DO THIS: Your task is to reproduce, verbatim and without pictures, the lines from the opening of the listing through the line containing "Math.log10(2e7 / 5.1e4)]);".

######

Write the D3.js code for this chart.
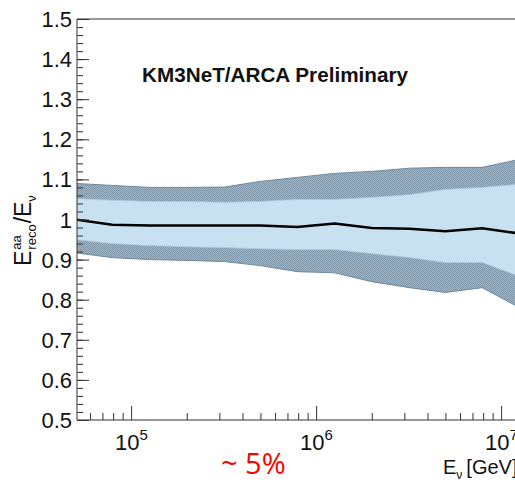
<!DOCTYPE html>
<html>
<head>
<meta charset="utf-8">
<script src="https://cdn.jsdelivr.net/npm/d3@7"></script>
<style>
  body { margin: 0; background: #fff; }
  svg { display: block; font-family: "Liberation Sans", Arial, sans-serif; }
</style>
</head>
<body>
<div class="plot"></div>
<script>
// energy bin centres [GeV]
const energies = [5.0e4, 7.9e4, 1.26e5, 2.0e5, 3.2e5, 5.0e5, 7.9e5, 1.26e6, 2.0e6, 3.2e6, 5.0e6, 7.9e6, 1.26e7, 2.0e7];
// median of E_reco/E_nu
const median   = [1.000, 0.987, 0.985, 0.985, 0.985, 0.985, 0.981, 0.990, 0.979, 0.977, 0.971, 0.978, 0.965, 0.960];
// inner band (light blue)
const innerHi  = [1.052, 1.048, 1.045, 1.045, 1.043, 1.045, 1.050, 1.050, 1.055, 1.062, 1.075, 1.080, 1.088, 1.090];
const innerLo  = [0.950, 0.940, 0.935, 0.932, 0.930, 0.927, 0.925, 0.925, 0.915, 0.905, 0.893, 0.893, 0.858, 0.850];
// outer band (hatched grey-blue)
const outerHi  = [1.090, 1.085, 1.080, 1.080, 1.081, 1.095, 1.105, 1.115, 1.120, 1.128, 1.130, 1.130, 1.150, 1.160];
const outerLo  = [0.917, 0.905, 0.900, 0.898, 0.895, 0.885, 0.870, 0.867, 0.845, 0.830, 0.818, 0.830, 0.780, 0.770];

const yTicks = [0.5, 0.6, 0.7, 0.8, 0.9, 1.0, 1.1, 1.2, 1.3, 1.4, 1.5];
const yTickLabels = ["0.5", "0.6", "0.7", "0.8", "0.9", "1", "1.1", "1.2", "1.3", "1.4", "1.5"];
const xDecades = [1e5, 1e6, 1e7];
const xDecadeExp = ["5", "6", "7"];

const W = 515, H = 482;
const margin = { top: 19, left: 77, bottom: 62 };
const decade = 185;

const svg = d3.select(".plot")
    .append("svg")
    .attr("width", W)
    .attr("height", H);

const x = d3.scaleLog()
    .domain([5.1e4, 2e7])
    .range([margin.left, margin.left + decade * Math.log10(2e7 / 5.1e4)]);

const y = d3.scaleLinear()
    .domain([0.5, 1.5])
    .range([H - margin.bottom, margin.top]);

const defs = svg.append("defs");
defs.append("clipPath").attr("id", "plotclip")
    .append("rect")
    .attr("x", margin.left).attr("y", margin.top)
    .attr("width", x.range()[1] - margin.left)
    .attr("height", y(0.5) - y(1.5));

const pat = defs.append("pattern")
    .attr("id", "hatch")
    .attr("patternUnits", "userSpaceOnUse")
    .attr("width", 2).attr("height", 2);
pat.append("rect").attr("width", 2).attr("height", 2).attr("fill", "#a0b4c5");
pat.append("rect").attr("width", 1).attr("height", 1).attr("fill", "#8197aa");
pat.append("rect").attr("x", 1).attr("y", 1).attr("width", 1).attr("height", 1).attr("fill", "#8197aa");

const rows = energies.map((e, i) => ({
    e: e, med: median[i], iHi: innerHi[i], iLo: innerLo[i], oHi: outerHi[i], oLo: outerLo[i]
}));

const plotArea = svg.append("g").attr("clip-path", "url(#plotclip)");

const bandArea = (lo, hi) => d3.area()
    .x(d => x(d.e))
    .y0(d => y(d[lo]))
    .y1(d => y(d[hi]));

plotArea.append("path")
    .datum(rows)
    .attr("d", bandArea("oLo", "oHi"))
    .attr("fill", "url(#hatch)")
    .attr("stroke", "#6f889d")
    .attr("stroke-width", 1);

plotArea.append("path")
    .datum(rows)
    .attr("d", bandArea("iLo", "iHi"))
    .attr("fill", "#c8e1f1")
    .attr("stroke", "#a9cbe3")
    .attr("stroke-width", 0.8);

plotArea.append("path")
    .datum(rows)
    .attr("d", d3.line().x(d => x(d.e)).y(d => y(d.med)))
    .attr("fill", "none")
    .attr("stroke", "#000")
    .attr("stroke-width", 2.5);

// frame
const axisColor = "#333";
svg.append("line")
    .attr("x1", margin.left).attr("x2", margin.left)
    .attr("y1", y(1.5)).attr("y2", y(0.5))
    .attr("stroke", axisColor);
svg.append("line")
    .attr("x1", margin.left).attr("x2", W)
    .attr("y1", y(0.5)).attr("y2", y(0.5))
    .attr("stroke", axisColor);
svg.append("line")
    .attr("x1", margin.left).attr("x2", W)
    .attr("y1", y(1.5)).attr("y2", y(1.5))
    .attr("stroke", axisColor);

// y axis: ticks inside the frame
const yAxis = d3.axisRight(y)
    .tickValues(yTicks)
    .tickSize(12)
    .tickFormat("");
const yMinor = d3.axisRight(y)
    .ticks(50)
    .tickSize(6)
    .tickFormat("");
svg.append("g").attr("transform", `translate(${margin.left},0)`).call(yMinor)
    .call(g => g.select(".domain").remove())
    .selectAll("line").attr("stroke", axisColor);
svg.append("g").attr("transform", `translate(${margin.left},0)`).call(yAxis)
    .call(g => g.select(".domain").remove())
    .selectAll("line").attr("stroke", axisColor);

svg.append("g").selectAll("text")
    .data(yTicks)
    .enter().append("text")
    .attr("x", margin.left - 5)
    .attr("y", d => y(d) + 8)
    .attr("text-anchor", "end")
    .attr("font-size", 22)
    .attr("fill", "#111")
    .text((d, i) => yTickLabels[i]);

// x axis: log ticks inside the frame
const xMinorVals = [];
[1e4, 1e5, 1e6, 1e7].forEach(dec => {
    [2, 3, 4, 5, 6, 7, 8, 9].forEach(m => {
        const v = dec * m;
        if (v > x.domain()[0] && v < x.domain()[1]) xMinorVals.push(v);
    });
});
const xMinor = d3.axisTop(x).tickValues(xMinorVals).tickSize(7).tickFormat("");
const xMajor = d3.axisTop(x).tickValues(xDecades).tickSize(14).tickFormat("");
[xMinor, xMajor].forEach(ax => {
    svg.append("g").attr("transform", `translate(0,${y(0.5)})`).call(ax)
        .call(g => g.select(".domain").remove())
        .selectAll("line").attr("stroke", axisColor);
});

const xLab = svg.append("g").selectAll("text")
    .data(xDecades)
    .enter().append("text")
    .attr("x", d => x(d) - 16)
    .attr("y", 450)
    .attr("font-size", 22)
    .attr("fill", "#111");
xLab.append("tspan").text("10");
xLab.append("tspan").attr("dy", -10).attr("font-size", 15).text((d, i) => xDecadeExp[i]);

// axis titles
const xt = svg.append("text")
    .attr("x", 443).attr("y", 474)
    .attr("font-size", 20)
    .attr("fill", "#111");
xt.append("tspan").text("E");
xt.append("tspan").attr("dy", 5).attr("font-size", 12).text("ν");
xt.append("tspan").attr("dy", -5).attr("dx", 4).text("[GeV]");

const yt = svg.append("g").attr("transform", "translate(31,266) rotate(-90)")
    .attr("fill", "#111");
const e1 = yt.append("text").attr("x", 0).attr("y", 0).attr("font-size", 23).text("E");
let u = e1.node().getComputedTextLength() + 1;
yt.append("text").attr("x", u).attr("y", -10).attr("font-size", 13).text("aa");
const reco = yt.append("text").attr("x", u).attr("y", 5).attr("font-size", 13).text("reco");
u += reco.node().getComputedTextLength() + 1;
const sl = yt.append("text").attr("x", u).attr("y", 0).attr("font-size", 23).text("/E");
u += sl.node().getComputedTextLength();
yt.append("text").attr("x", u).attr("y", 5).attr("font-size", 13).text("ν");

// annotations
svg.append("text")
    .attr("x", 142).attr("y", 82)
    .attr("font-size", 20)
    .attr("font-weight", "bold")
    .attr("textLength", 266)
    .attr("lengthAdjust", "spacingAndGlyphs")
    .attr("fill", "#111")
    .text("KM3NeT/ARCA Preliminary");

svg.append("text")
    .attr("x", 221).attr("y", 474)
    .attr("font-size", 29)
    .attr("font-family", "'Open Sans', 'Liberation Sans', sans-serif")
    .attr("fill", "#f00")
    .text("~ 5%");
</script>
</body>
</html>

######

TASK RESPONSE:
Write the D3.js code for this chart.
<!DOCTYPE html>
<html>
<head>
<meta charset="utf-8">
<script src="https://cdn.jsdelivr.net/npm/d3@7"></script>
<style>
  body { margin: 0; background: #fff; }
  svg { display: block; font-family: "Liberation Sans", Arial, sans-serif; }
</style>
</head>
<body>
<div class="plot"></div>
<script>
// energy bin centres [GeV]
const energies = [5.0e4, 7.9e4, 1.26e5, 2.0e5, 3.2e5, 5.0e5, 7.9e5, 1.26e6, 2.0e6, 3.2e6, 5.0e6, 7.9e6, 1.26e7, 2.0e7];
// median of E_reco/E_nu
const median   = [1.000, 0.987, 0.985, 0.985, 0.985, 0.985, 0.981, 0.990, 0.979, 0.977, 0.971, 0.978, 0.965, 0.960];
// inner band (light blue)
const innerHi  = [1.052, 1.048, 1.045, 1.045, 1.043, 1.045, 1.050, 1.050, 1.055, 1.062, 1.075, 1.080, 1.088, 1.090];
const innerLo  = [0.950, 0.940, 0.935, 0.932, 0.930, 0.927, 0.925, 0.925, 0.915, 0.905, 0.893, 0.893, 0.858, 0.850];
// outer band (hatched grey-blue)
const outerHi  = [1.090, 1.085, 1.080, 1.080, 1.081, 1.095, 1.105, 1.115, 1.120, 1.128, 1.130, 1.130, 1.150, 1.160];
const outerLo  = [0.917, 0.905, 0.900, 0.898, 0.895, 0.885, 0.870, 0.867, 0.845, 0.830, 0.818, 0.830, 0.780, 0.770];

const yTicks = [0.5, 0.6, 0.7, 0.8, 0.9, 1.0, 1.1, 1.2, 1.3, 1.4, 1.5];
const yTickLabels = ["0.5", "0.6", "0.7", "0.8", "0.9", "1", "1.1", "1.2", "1.3", "1.4", "1.5"];
const xDecades = [1e5, 1e6, 1e7];
const xDecadeExp = ["5", "6", "7"];

const W = 515, H = 482;
const margin = { top: 19, left: 77, bottom: 62 };
const decade = 185;

const svg = d3.select(".plot")
    .append("svg")
    .attr("width", W)
    .attr("height", H);

const x = d3.scaleLog()
    .domain([5.1e4, 2e7])
    .range([margin.left, margin.left + decade * Math.log10(2e7 / 5.1e4)]);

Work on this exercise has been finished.